# FEATURE REQUEST: Option on timer event to set HD or SD recording



## MM-etech (Oct 16, 2003)

The recording mode (HD/SD) of recordings is driven by the mode of the receiver, so if you use coax for a second TV, you have to switch to SD and as the result, all of your recording will be in SD. This functionallity should be set for each timer event separatly regardless of what mode the receiver is displaying current programs.


----------



## David_Levin (Apr 22, 2002)

Wow, that's bizarre. I thought the sat stream is directly recorded (without modification).

So, it'll downconvert an HD channel and record it?
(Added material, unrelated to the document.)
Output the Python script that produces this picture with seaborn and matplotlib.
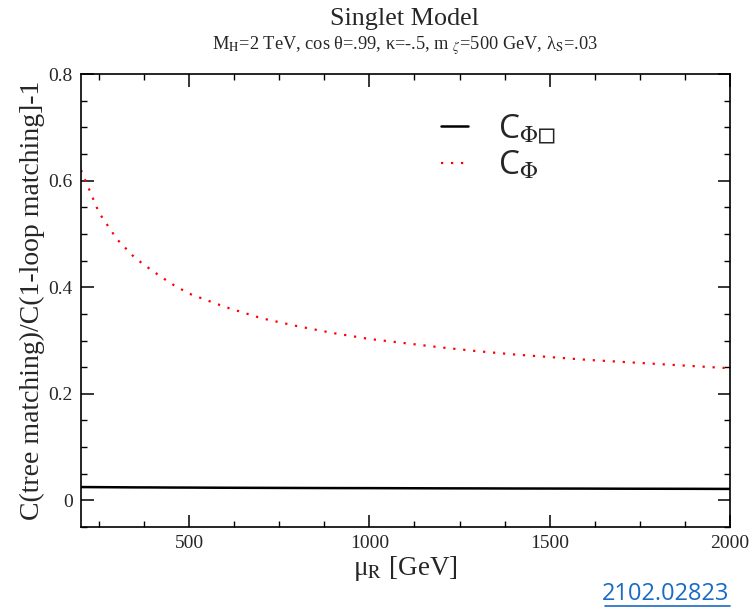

Yes, that should be a selectable option !!!


----------



## Slordak (Dec 17, 2003)

Ack. Haven't checked the disk space used by recordings so far, but... I can only hope that it is the case that if you record a program from a regular SD channel (say normal HBO, not HBO-HD), that the program records at the correct resolution and uses the correct (SD) amount of disk space, rather than the hefty HD amount of space, even if the receiver is in HD mode (with the blue light on)??

Meaning please tell me this bug is only in one direction... If it's in both directions (HD material can get saved as SD, and SD can get saved as HD), then this is another showstopper type bug!


----------



## Mark Lamutt (Mar 24, 2002)

I don't believe this is true. The satellite stream is first recorded to disk, and all upconversion/downconversion is done when the stream is played back from disk. SD, HD, 480p, 720p, 1080i, 16x9, 4x3#1, 4x3#2 are all display options, not recording options.


----------



## MM-etech (Oct 16, 2003)

Mark Lamutt said:


> I don't believe this is true. The satellite stream is first recorded to disk, and all upconversion/downconversion is done when the stream is played back from disk. SD, HD, 480p, 720p, 1080i, 16x9, 4x3#1, 4x3#2 are all display options, not recording options.


I will double check on this tonight.


----------